Lecture: "Language acquisition just Zipf’s right along"

17 Mars 2011
Durée :
01:20:55

This lecture was presented January 28 2011 by the Institute in Cognitive Sciences at UQAM.

Lecturer: Nick Ellis, from the English Language Institute and the Centre for the Study of Complex Systems at the University of Michigan.

Abstract : This paper explores the emergence of language from the perspectives of usage-based approaches and of complex systems (CS). One of the mysteries of language development is that each of us as learners has had different language experiences and yet somehow we have converged on broadly the same language system. From diverse, often noisy samples, we end up with similar linguistic competence. How can that be ? There must be some constraints in our estimation of how language works. Some views hold that the constraints are in the learner, as expectations of linguistic universals pre-programmed in some form of innate language acquisition device.

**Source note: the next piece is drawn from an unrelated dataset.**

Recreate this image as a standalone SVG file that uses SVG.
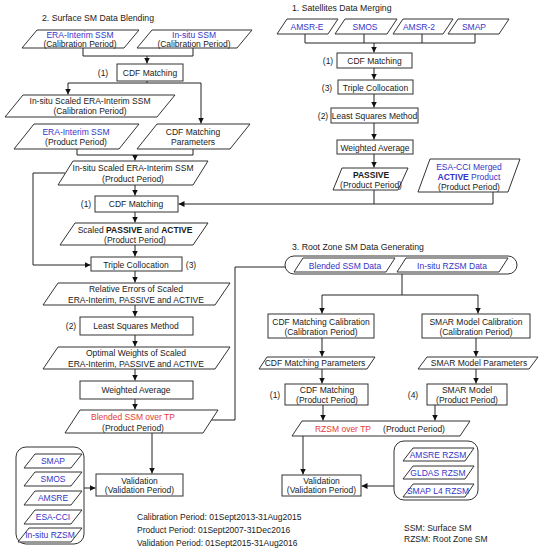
<svg xmlns="http://www.w3.org/2000/svg" width="545" height="550" viewBox="0 0 545 550">
<style>
text{font-family:"Liberation Sans",Arial,sans-serif;font-size:8.5px;fill:#1a1a1a;text-anchor:middle}
.t{font-size:8.7px;text-anchor:start}
.l{text-anchor:start}
.b{fill:#3535c8}
.r{fill:#e53a35}
.bd{font-weight:bold}
.s{fill:#fff;stroke:#333;stroke-width:1}
.c{fill:none;stroke:#222;stroke-width:1}
.a{fill:none;stroke:#222;stroke-width:1;marker-end:url(#ah)}
</style>
<defs>
<marker id="ah" viewBox="0 0 10 10" refX="10" refY="5" markerWidth="6" markerHeight="6" orient="auto" markerUnits="userSpaceOnUse"><path d="M0,0L10,5L0,10z" fill="#111"/></marker>
</defs>
<rect width="545" height="550" fill="#fff"/>

<text class="t" x="42" y="21">2. Surface SM Data Blending</text>
<text class="t" x="292" y="11">1. Satellites Data Merging</text>
<text class="t" x="292" y="250">3. Root Zone SM Data Generating</text>

<g id="connectors">
<path class="c" d="M83,48V56H193V48"/>
<path class="a" d="M147,56V63.5"/>
<path class="c" d="M147,81V83M68,83H201"/>
<path class="a" d="M68,83V94.5"/>
<path class="a" d="M201,83V123.5"/>
<path class="c" d="M77,149V155H193V149"/>
<path class="a" d="M135,155V160.5"/>
<path class="a" d="M65,173H33V265H90.5"/>
<path class="a" d="M135,185V195.5"/>
<path class="a" d="M135,212V222.5"/>
<path class="a" d="M135,245V256.5"/>
<path class="a" d="M135,271V282.5"/>
<path class="a" d="M135,305V316.5"/>
<path class="a" d="M135,335V346.5"/>
<path class="a" d="M135,369V380.5"/>
<path class="a" d="M135,399V409.5"/>
<path class="a" d="M152,433V473.5"/>
<path class="a" d="M84,488H95.5"/>
<path class="a" d="M211,420H235V267H295"/>
<path class="c" d="M305,34V43M364,34V43M422,34V43M475,34V43M305,43H475"/>
<path class="a" d="M374,43V52.5"/>
<path class="a" d="M374,68V79.5"/>
<path class="a" d="M374,94V107.5"/>
<path class="a" d="M374,123V139.5"/>
<path class="a" d="M374,154V167.5"/>
<path class="c" d="M374,190V204"/>
<path class="a" d="M493,192V204H178.5"/>
<path class="c" d="M402,274V295M322,295H478"/>
<path class="a" d="M322,295V313.5"/>
<path class="a" d="M478,295V313.5"/>
<path class="a" d="M322,338V356.5"/>
<path class="a" d="M476,338V356.5"/>
<path class="a" d="M322,369V383.5"/>
<path class="a" d="M476,369V383.5"/>
<path class="a" d="M323,405V420.5"/>
<path class="a" d="M435,405V420.5"/>
<path class="a" d="M303,436V474.5"/>
<path class="a" d="M394,486H361.5"/>
</g>

<!-- Section 2 -->
<g id="era-cal"><polygon class="s" points="37,30 139,30 124,48 22,48"/><text x="80" y="38" class="b">ERA-Interim SSM</text><text x="80" y="46.5">(Calibration Period)</text></g>
<g id="insitu-cal"><polygon class="s" points="152,30 252,30 237,48 137,48"/><text x="194" y="38" class="b">In-situ SSM</text><text x="194" y="46.5">(Calibration Period)</text></g>
<g id="cdf1"><rect class="s" x="117" y="64" width="66" height="17"/><text x="150" y="75.5">CDF Matching</text><text x="103" y="75.5">(1)</text></g>
<g id="scaled-cal"><polygon class="s" points="23,95 175,95 157,117 5,117"/><text x="90" y="104">In-situ Scaled ERA-Interim SSM</text><text x="90" y="114">(Calibration Period)</text></g>
<g id="era-prod"><polygon class="s" points="34,124 139,124 119,149 14,149"/><text x="76" y="135" class="b">ERA-Interim SSM</text><text x="76" y="145">(Product Period)</text></g>
<g id="cdf-params"><polygon class="s" points="157,124 250,124 230,149 137,149"/><text x="193" y="135">CDF Matching</text><text x="193" y="145">Parameters</text></g>
<g id="scaled-prod"><polygon class="s" points="73,161 208,161 193,185 58,185"/><text x="133" y="171">In-situ Scaled ERA-Interim SSM</text><text x="133" y="181.5">(Product Period)</text></g>
<g id="cdf2"><rect class="s" x="95" y="196" width="83" height="16"/><text x="136" y="207">CDF Matching</text><text x="86" y="207">(1)</text></g>
<g id="scaled-pa"><polygon class="s" points="75,223 208,223 193,245 60,245"/><text x="135" y="232.5">Scaled <tspan class="bd">PASSIVE</tspan> and <tspan class="bd">ACTIVE</tspan></text><text x="135" y="242.5">(Product Period)</text></g>
<g id="tc2"><rect class="s" x="91" y="257" width="91" height="14"/><text x="136" y="267.5">Triple Collocation</text><text x="191" y="268">(3)</text></g>
<g id="rel-err"><polygon class="s" points="58,283 230,283 215,305 43,305"/><text x="136" y="291.5">Relative Errors of Scaled</text><text x="136" y="302.5">ERA-Interim, PASSIVE and ACTIVE</text></g>
<g id="lsm2"><rect class="s" x="80" y="317" width="113" height="18"/><text x="136" y="329">Least Squares Method</text><text x="71" y="329">(2)</text></g>
<g id="opt-w"><polygon class="s" points="58,347 230,347 215,369 43,369"/><text x="136" y="355.5">Optimal Weights of Scaled</text><text x="136" y="366.5">ERA-Interim, PASSIVE and ACTIVE</text></g>
<g id="wa2"><rect class="s" x="80" y="381" width="113" height="18"/><text x="136" y="393">Weighted Average</text></g>
<g id="blended"><polygon class="s" points="80,410 218,410 203,433 65,433"/><text x="133" y="420" class="r">Blended SSM over TP</text><text x="133" y="430.5">(Product Period)</text></g>
<g id="valid1"><rect class="s" x="96" y="474" width="87" height="22"/><text x="139.5" y="483.5">Validation</text><text x="139.5" y="493">(Validation Period)</text></g>
<g id="refs1"><rect class="s" x="16" y="447" width="68" height="97" rx="10"/>
<polygon class="s" points="35,454 82,454 71,468 24,468"/><text x="53" y="464" class="b">SMAP</text>
<polygon class="s" points="35,472 82,472 71,486 24,486"/><text x="53" y="482" class="b">SMOS</text>
<polygon class="s" points="35,491 82,491 71,505 24,505"/><text x="53" y="501" class="b">AMSRE</text>
<polygon class="s" points="35,510 82,510 71,524 24,524"/><text x="53" y="520" class="b">ESA-CCI</text>
<polygon class="s" points="29,528 82,528 71,542 18,542"/><text x="50" y="538" class="b">In-situ RZSM</text></g>

<!-- Section 1 -->
<g id="amsre"><polygon class="s" points="287,19 338,19 328,34 277,34"/><text x="307" y="30" class="b">AMSR-E</text></g>
<g id="smos"><polygon class="s" points="345,19 397,19 387,34 335,34"/><text x="365" y="30" class="b">SMOS</text></g>
<g id="amsr2"><polygon class="s" points="403,19 453,19 443,34 393,34"/><text x="419" y="30" class="b">AMSR-2</text></g>
<g id="smap"><polygon class="s" points="458,19 509,19 499,34 448,34"/><text x="474" y="30" class="b">SMAP</text></g>
<g id="cdf0"><rect class="s" x="337" y="53" width="75" height="15"/><text x="374.5" y="64">CDF Matching</text><text x="328" y="64">(1)</text></g>
<g id="tc0"><rect class="s" x="338" y="80" width="75" height="14"/><text x="375.5" y="90.5">Triple Collocation</text><text x="327" y="90.5">(3)</text></g>
<g id="lsm0"><rect class="s" x="331" y="108" width="87" height="15"/><text x="374.5" y="119">Least Squares Method</text><text x="323" y="119">(2)</text></g>
<g id="wa0"><rect class="s" x="337" y="140" width="76" height="14"/><text x="375" y="150.5">Weighted Average</text></g>
<g id="passive"><polygon class="s" points="342,168 408,168 398,190 333,190"/><text x="371" y="177.5" class="bd">PASSIVE</text><text x="371" y="187.5">(Product Period)</text></g>
<g id="active"><polygon class="s" points="430,159 520,159 508,192 418,192"/><text x="469" y="170" class="b">ESA-CCI Merged</text><text x="469" y="180" class="b"><tspan class="bd">ACTIVE</tspan> Product</text><text x="469" y="189.5">(Product Period)</text></g>

<!-- Section 3 -->
<g id="inputs3"><rect class="s" x="285" y="256" width="232" height="18" rx="9"/>
<polygon class="s" points="303,258 395,258 386,272 294,272"/><text x="345" y="268.5" class="b">Blended SSM Data</text>
<polygon class="s" points="406,258 508,258 499,272 397,272"/><text x="452" y="268.5" class="b">In-situ RZSM Data</text></g>
<g id="cdf-cal"><rect class="s" x="268" y="314" width="106" height="24"/><text x="321" y="325">CDF Matching Calibration</text><text x="321" y="334.5">(Calibration Period)</text></g>
<g id="smar-cal"><rect class="s" x="422" y="314" width="108" height="24"/><text x="476" y="325">SMAR Model Calibration</text><text x="476" y="334.5">(Calibration Period)</text></g>
<g id="cdf-par3"><polygon class="s" points="267,357 375,357 367,369 259,369"/><text x="315" y="366">CDF Matching Parameters</text></g>
<g id="smar-par"><polygon class="s" points="427,357 538,357 529,369 418,369"/><text x="479" y="366">SMAR Model Parameters</text></g>
<g id="cdf3"><rect class="s" x="285" y="384" width="83" height="21"/><text x="327" y="393">CDF Matching</text><text x="327" y="402.5">(Product Period)</text><text x="275" y="398">(1)</text></g>
<g id="smar"><rect class="s" x="427" y="384" width="80" height="21"/><text x="467" y="393">SMAR Model</text><text x="467" y="402.5">(Product Period)</text><text x="413" y="398">(4)</text></g>
<g id="rzsm"><polygon class="s" points="302,421 470,421 460,436 292,436"/><text x="343" y="431.5" class="r">RZSM over TP</text><text x="414" y="431.5">(Product Period)</text></g>
<g id="valid2"><rect class="s" x="282" y="475" width="79" height="21"/><text x="321.5" y="484">Validation</text><text x="321.5" y="493">(Validation Period)</text></g>
<g id="refs2"><rect class="s" x="394" y="441" width="84" height="59" rx="10"/>
<polygon class="s" points="413,448 474,448 465,461 403,461"/><text x="438" y="458" class="b">AMSRE RZSM</text>
<polygon class="s" points="413,466 474,466 465,479 403,479"/><text x="438" y="476" class="b">GLDAS RZSM</text>
<polygon class="s" points="413,484 474,484 465,497 403,497"/><text x="438" y="494" class="b">SMAP L4 RZSM</text></g>

<g id="notes">
<text class="l" x="137" y="520">Calibration Period: 01Sept2013-31Aug2015</text>
<text class="l" x="137" y="533">Product Period: 01Sept2007-31Dec2016</text>
<text class="l" x="137" y="546">Validation Period: 01Sept2015-31Aug2016</text>
<text class="l" x="404" y="531">SSM: Surface SM</text>
<text class="l" x="404" y="542">RZSM: Root Zone SM</text>
</g>
</svg>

Others hold that the constraints are in the dynamics of language itself - that language form, language meaning, and language use come together to promote robust induction by means of statistical learning over limited samples. The research described here explores this question with regard English verbs, their grammatical form, semantics, and patterns of usage. It exemplifies CS principles such as agent-based emergence and the importance of scale-free distributions, and CS methods such as distributional analysis, connectionist modeling, and networks analysis.